The Three Tiers of Closet Storage

- **Prefab systems** are modular kits, often wire or melamine, sold in standard widths and assembled on adjustable tracks or with basic hardware. Lowest cost, fastest to install, easiest to find. - **Semi-custom systems** are panel-based units configured from a fixed catalog of components. More finishes and layouts than prefab, but still built around standard modules. - **Custom cabinetry** is designed and built for one closet, with any dimension, material, and internal layout specified to the room and the wardrobe it holds.

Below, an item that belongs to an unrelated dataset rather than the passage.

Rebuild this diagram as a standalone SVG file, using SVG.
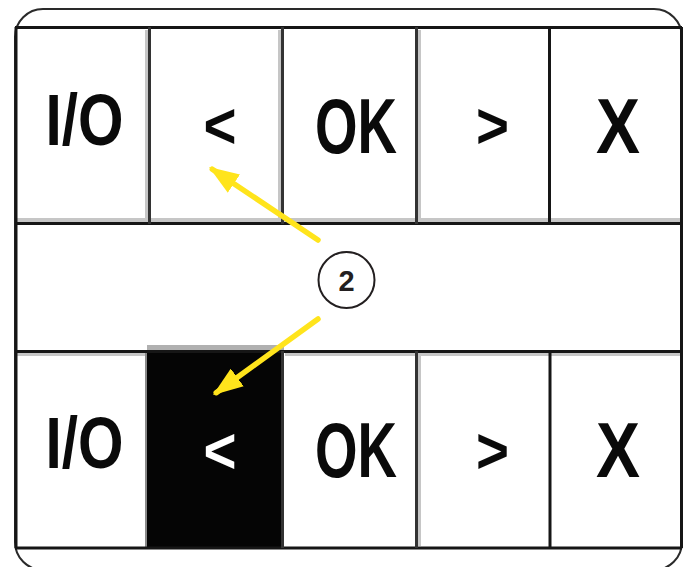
<svg xmlns="http://www.w3.org/2000/svg" width="684" height="567" viewBox="0 0 684 567">
  <style>
    .frame { fill: #ffffff; stroke: #2a2a2a; stroke-width: 2; }
    .rule { stroke: #161616; stroke-width: 3; }
    .sep { stroke: #333333; stroke-width: 3; }
    .shade { fill: #c6c6c6; }
    .key { font-family: "Liberation Sans Narrow", "Liberation Sans", Arial, sans-serif; font-weight: bold; fill: #0a0a0a; text-anchor: middle; }
    .sym { font-family: "Liberation Sans", Arial, sans-serif; font-weight: bold; fill: #0a0a0a; text-anchor: middle; }
    .inv { fill: #ffffff; }
    .callout { fill: none; stroke: #ffe41c; stroke-width: 5.5; stroke-linecap: round; }
    .badge { fill: #ffffff; stroke: #231f20; stroke-width: 2; }
    .badge-text { font-family: "Liberation Sans", Arial, sans-serif; font-weight: bold; font-size: 29px; fill: #231f20; text-anchor: middle; }
  </style>
  <defs>
    <marker id="head" markerUnits="userSpaceOnUse" viewBox="0 -11 30 22" markerWidth="30" markerHeight="22" refX="26" refY="0" orient="auto">
      <path d="M0,-11 L30,0 L0,11 z" fill="#ffe41c"/>
    </marker>
  </defs>

  <!-- panel outline -->
  <rect class="frame" x="15" y="9" width="667" height="561" rx="28" ry="28"/>

  <!-- soft shading under the key edges -->
  <rect class="shade" x="16" y="218" width="666" height="4"/>
  <rect class="shade" x="145" y="30" width="3" height="190"/>
  <rect class="shade" x="278" y="30" width="3" height="190"/>
  <rect class="shade" x="418" y="30" width="3" height="190"/>
  <rect class="shade" x="16" y="353" width="130" height="3"/>
  <rect class="shade" x="285" y="353" width="397" height="3"/>
  <rect class="shade" x="418" y="356" width="3" height="190"/>

  <!-- top row of keys -->
  <g id="top-io">
    <text class="key" x="84.5" y="145" font-size="73" textLength="78" lengthAdjust="spacingAndGlyphs">I/O</text>
  </g>
  <g id="top-left">
    <text class="sym" x="220" y="148" font-size="64" textLength="33" lengthAdjust="spacingAndGlyphs">&lt;</text>
  </g>
  <g id="top-ok">
    <text class="key" x="356" y="153" font-size="77" textLength="82" lengthAdjust="spacingAndGlyphs">OK</text>
  </g>
  <g id="top-right">
    <text class="sym" x="492.5" y="148" font-size="64" textLength="33" lengthAdjust="spacingAndGlyphs">&gt;</text>
  </g>
  <g id="top-x">
    <text class="key" x="618" y="153" font-size="77" textLength="44" lengthAdjust="spacingAndGlyphs">X</text>
  </g>

  <!-- bottom row of keys, with the "<" key selected -->
  <g id="bottom-io">
    <text class="key" x="84.5" y="468" font-size="73" textLength="78" lengthAdjust="spacingAndGlyphs">I/O</text>
  </g>
  <g id="bottom-left">
    <rect x="147" y="345" width="137" height="5" fill="#b0b0b0"/>
    <rect x="145" y="350" width="3" height="197" fill="#8a8a8a"/>
    <rect x="147" y="350" width="137" height="197" fill="#050505"/>
    <text class="sym inv" x="220" y="473" font-size="64" textLength="33" lengthAdjust="spacingAndGlyphs">&lt;</text>
  </g>
  <g id="bottom-ok">
    <text class="key" x="356" y="477" font-size="77" textLength="82" lengthAdjust="spacingAndGlyphs">OK</text>
  </g>
  <g id="bottom-right">
    <text class="sym" x="492.5" y="473" font-size="64" textLength="33" lengthAdjust="spacingAndGlyphs">&gt;</text>
  </g>
  <g id="bottom-x">
    <text class="key" x="618" y="477" font-size="77" textLength="44" lengthAdjust="spacingAndGlyphs">X</text>
  </g>

  <!-- key grid lines -->
  <g id="grid">
    <line class="rule" x1="15" y1="27.5" x2="682" y2="27.5"/>
    <line class="rule" x1="15" y1="223.5" x2="682" y2="223.5"/>
    <line class="rule" x1="15" y1="351.5" x2="682" y2="351.5"/>
    <line class="rule" x1="15" y1="548" x2="682" y2="548"/>
    <line class="sep" x1="149.5" y1="27" x2="149.5" y2="224"/>
    <line class="sep" x1="282.5" y1="27" x2="282.5" y2="224"/>
    <line class="sep" x1="416.5" y1="27" x2="416.5" y2="224"/>
    <line class="rule" x1="549.5" y1="27" x2="549.5" y2="224"/>
    <line class="sep" x1="282.5" y1="351" x2="282.5" y2="548"/>
    <line class="sep" x1="416.5" y1="351" x2="416.5" y2="548"/>
    <line class="rule" x1="550" y1="351" x2="550" y2="548"/>
    <line class="rule" x1="681.5" y1="27" x2="681.5" y2="548"/>
    <line class="rule" x1="16" y1="27" x2="16" y2="548"/>
  </g>

  <!-- callout arrows -->
  <g id="connectors">
    <line class="callout" x1="318" y1="240" x2="212.3" y2="169.2" marker-end="url(#head)"/>
    <line class="callout" x1="318" y1="319" x2="216.2" y2="392.7" marker-end="url(#head)"/>
  </g>

  <!-- callout number -->
  <g id="badge-2">
    <circle class="badge" cx="346.5" cy="280" r="28"/>
    <text class="badge-text" x="346.5" y="290.5">2</text>
  </g>
</svg>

Where the Cost Difference Comes From

Prefab is cheap because it is mass-produced in standard sizes and largely self-installed. Custom cabinetry costs more because it involves measured drawings, solid materials, cabinet-grade joinery, and skilled installation. The price gap is real, but it buys things prefab cannot deliver: exact fit to the room, full use of vertical space, and a finish that matches the rest of the home.

A blunt way to frame it: prefab is priced like furniture you assemble, custom is priced like furniture a shop builds for you.

Fit Is the Hidden Variable

Prefab systems assume a clean rectangular closet. Sloped ceilings, angled walls, deep corners, and non-standard widths leave gaps and dead zones that a kit cannot reach. Custom cabinetry uses every inch, runs to the ceiling, turns corners cleanly, and adapts to the architecture. In a small or awkward closet, that recovered space can be the difference between a system that works and one that overflows.

Materials and Lifespan

Prefab relies on wire shelving or thin melamine over particleboard, with hardware rated for light use. These systems sag, chip, and loosen over years of daily handling. Custom cabinetry uses cabinet-grade plywood or solid wood, soft-close hardware, and joinery built to last. A shop like Vertical Custom Supply treats a closet interior with the same construction standards as a kitchen, which is why a custom build is often a one-time purchase rather than a recurring replacement.

Putting the Numbers in Context

Compare lifetime cost, not just the receipt. A prefab system is the lowest entry price but may be replaced once or twice over the years you own the home. Custom cabinetry is a higher single investment that typically lasts as long as the house and adds resale appeal as a finished, built-in feature. Semi-custom sits between the two, offering more durability than prefab at a lower price than full custom.

Choosing Well

- **Prefab** suits rentals, tight budgets, standard closets, and short time horizons. - **Semi-custom** fits owners who want better materials and layout without a bespoke process. - **Custom** is the right call for irregular closets, primary suites, and homes you intend to keep, where fit, capacity, and finish justify the investment.

Decide by how long you will live with it and how hard the closet works. The harder the use and the longer the stay, the more custom cabinetry earns its cost.